Submitting to SIRAF: shm.pe - Shared memory parallel environment >> echo appname filename > ~/script && qsub -q all.q -pe shm 8 ~/script
dist.pe - Distributed memory parallel environment >> echo appname filename > ~/script && qsub -q all.q -pe dist 16 ~/script
For MATLAB: >> qrsh -q small.q -pe shm 4 -now n matlab
This asks for 4 threads to do the math on one of the small nodes, and it tells the program not to kill itself if it can't find enough processors to run using the requested number of threads. Instead, it will wait until enough processors are available to run it.
Useful websites:
SIRAF WIKI
- We should allow all users to update it.
- Each person needs to get a login name with password, so we can see who updates what.
- We should add the Parallel Programming powerpoint presentation by Rob to the Wiki.
05-20-09 SIRAF Users Meeting
Topics:
Queue submission (I Reiser)
Job monitoring (A Jamieson)
Processes and threads (C Chan)
QUEUE SUBMISSION
Logging in: -Log in to the master node. >>ssh username(at)siraf-login.bsd.uchicago.edu
Submitting jobs: Do not run jobs in the login node. Instead, use qlogin (interactive submissions) or qsub (batch submissions)

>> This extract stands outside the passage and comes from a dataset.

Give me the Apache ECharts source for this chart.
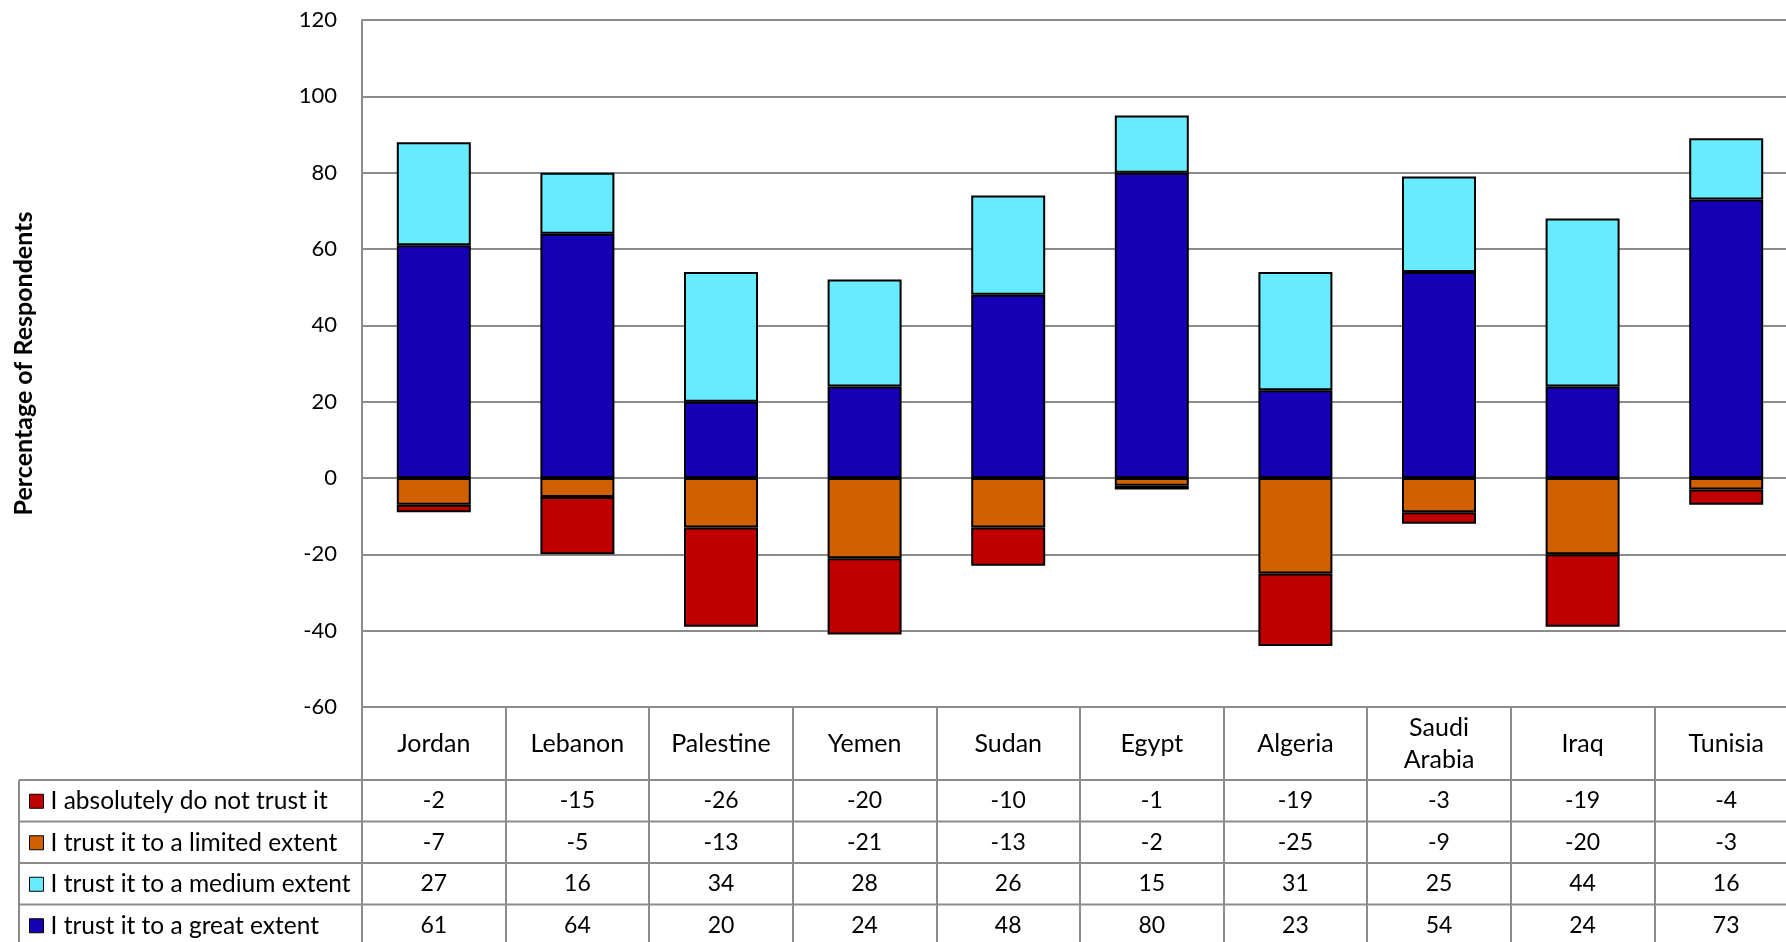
<!DOCTYPE html>
<html>
<head>
<meta charset="utf-8">
<script src="https://cdn.jsdelivr.net/npm/echarts@6/dist/echarts.min.js"></script>
<style>
  html, body { margin: 0; padding: 0; background: #fff; }
  #chart { width: 1786px; height: 942px; }
</style>
</head>
<body>
<div id="chart"></div>
<script>
// Countries along the x axis
const categories = ['Jordan', 'Lebanon', 'Palestine', 'Yemen', 'Sudan', 'Egypt', 'Algeria', 'Saudi\nArabia', 'Iraq', 'Tunisia'];

// Survey answers (percent of respondents; distrust shown as negative)
const absolutelyNot = [-2, -15, -26, -20, -10, -1, -19, -3, -19, -4];
const limitedExtent = [-7, -5, -13, -21, -13, -2, -25, -9, -20, -3];
const mediumExtent = [27, 16, 34, 28, 26, 15, 31, 25, 44, 16];
const greatExtent = [61, 64, 20, 24, 48, 80, 23, 54, 24, 73];

// Value axis range
const yMin = -60;
const yMax = 120;
const yStep = 20;

const seriesNames = [
  'I absolutely do not trust it',
  'I trust it to a limited extent',
  'I trust it to a medium extent',
  'I trust it to a great extent'
];
const seriesColors = {
  'I absolutely do not trust it': '#C00000',
  'I trust it to a limited extent': '#D06000',
  'I trust it to a medium extent': '#66EBFF',
  'I trust it to a great extent': '#1600B6'
};

// Layout of the plot and the data table beneath it
const W = 1786, H = 942;
const gridLeft = 362, gridTop = 20, gridBottomY = 707, gridRight = -12;
const rowLines = [780, 821.5, 863, 904.5];
const rowHeight = 41.5;
const legendLeftX = 19;
const gray = '#8C8C8C';
const font = 'Lato, "Noto Sans", sans-serif';

const chart = echarts.init(document.getElementById('chart'), null, { renderer: 'canvas' });

// Table rows in legend order; each row is an extra category axis whose labels are the values
const rowData = [absolutelyNot, limitedExtent, mediumExtent, greatExtent];
const tableAxes = rowData.map((vals, i) => ({
  type: 'category',
  gridIndex: 0,
  position: 'bottom',
  offset: rowLines[i] + rowHeight / 2 - gridBottomY,
  data: vals.map(String),
  axisLine: { show: false, onZero: false },
  axisTick: { show: false },
  splitLine: { show: false },
  axisLabel: {
    interval: 0,
    margin: 0,
    verticalAlign: 'middle',
    color: '#000',
    fontFamily: font,
    fontSize: 23
  }
}));

function barSeries(name, data) {
  return {
    name: name,
    type: 'bar',
    stack: 'trust',
    xAxisIndex: 0,
    yAxisIndex: 0,
    barWidth: 74,
    data: data,
    itemStyle: {
      color: seriesColors[name],
      borderColor: '#000',
      borderWidth: 2
    },
    emphasis: { disabled: true }
  };
}

// Horizontal and vertical rules of the table
const tableLines = [];
rowLines.forEach(y => {
  tableLines.push({
    type: 'line',
    shape: { x1: legendLeftX, y1: y, x2: W, y2: y },
    style: { stroke: gray, lineWidth: 2 },
    silent: true
  });
});
tableLines.push({
  type: 'line',
  shape: { x1: legendLeftX, y1: rowLines[0], x2: legendLeftX, y2: H },
  style: { stroke: gray, lineWidth: 2 },
  silent: true
});
tableLines.push({
  type: 'line',
  shape: { x1: gridLeft, y1: gridBottomY, x2: gridLeft, y2: H },
  style: { stroke: gray, lineWidth: 2 },
  silent: true
});

chart.setOption({
  animation: false,
  backgroundColor: '#fff',
  textStyle: { fontFamily: font },
  grid: {
    left: gridLeft,
    top: gridTop,
    right: gridRight,
    bottom: H - gridBottomY,
    containLabel: false,
    outerBoundsMode: 'none'
  },
  legend: {
    orient: 'vertical',
    left: 29,
    top: rowLines[0] + rowHeight / 2 - 12,
    padding: 0,
    itemWidth: 14,
    itemHeight: 14,
    itemGap: rowHeight - 25,
    icon: 'rect',
    selectedMode: false,
    data: seriesNames,
    itemStyle: { borderColor: '#000', borderWidth: 1 },
    textStyle: { color: '#000', fontFamily: font, fontSize: 24.5, lineHeight: 24, padding: [0, 0, 0, 2] }
  },
  xAxis: [
    {
      type: 'category',
      gridIndex: 0,
      position: 'bottom',
      data: categories,
      axisLine: { show: true, onZero: false, lineStyle: { color: gray, width: 2 } },
      axisTick: {
        show: true,
        interval: 0,
        alignWithLabel: false,
        length: H - gridBottomY + 6,
        lineStyle: { color: gray, width: 2 }
      },
      axisLabel: {
        interval: 0,
        margin: (rowLines[0] - gridBottomY) / 2,
        verticalAlign: 'middle',
        align: 'center',
        color: '#000',
        fontFamily: font,
        fontSize: 25,
        lineHeight: 32
      },
      splitLine: { show: false }
    }
  ].concat(tableAxes),
  yAxis: {
    type: 'value',
    min: yMin,
    max: yMax,
    interval: yStep,
    name: 'Percentage of Respondents',
    nameLocation: 'middle',
    nameRotate: 90,
    nameGap: 326,
    nameTextStyle: { color: '#000', fontFamily: font, fontSize: 25, fontWeight: 'bold' },
    axisLine: { show: true, onZero: false, lineStyle: { color: gray, width: 2 } },
    axisTick: { show: false },
    axisLabel: { color: '#000', fontFamily: font, fontSize: 22, margin: 25 },
    splitLine: { show: true, lineStyle: { color: gray, width: 2 } }
  },
  series: [
    barSeries('I trust it to a great extent', greatExtent),
    barSeries('I trust it to a medium extent', mediumExtent),
    barSeries('I trust it to a limited extent', limitedExtent),
    barSeries('I absolutely do not trust it', absolutelyNot)
  ],
  graphic: tableLines
});
</script>
</body>
</html>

Deleting jobs: >> qdel JOB_ID
Submitting array jobs: Used to submit many jobs using the same shell script, but different input files.
JOB MONITORING
Ways to monitor jobs:
>> top
>> htop
>> qstat
>> qstat -f
>> qstat -f -u '*'
>> qmon&
Qmon - a program for monitoring the cluster. Two most heavily used features in QMON are Queue Control and Job Control, the two buttons at the upper left corner of the panel. These will tell you who is running jobs on the cluster and how much memory is being used in each node of the cluster.
PROCESSES AND THREADS
Concurrency - program can be divided into subtasks that can be run independently.
Parallelism - program can be divided into subtasks that can be run simultaneously.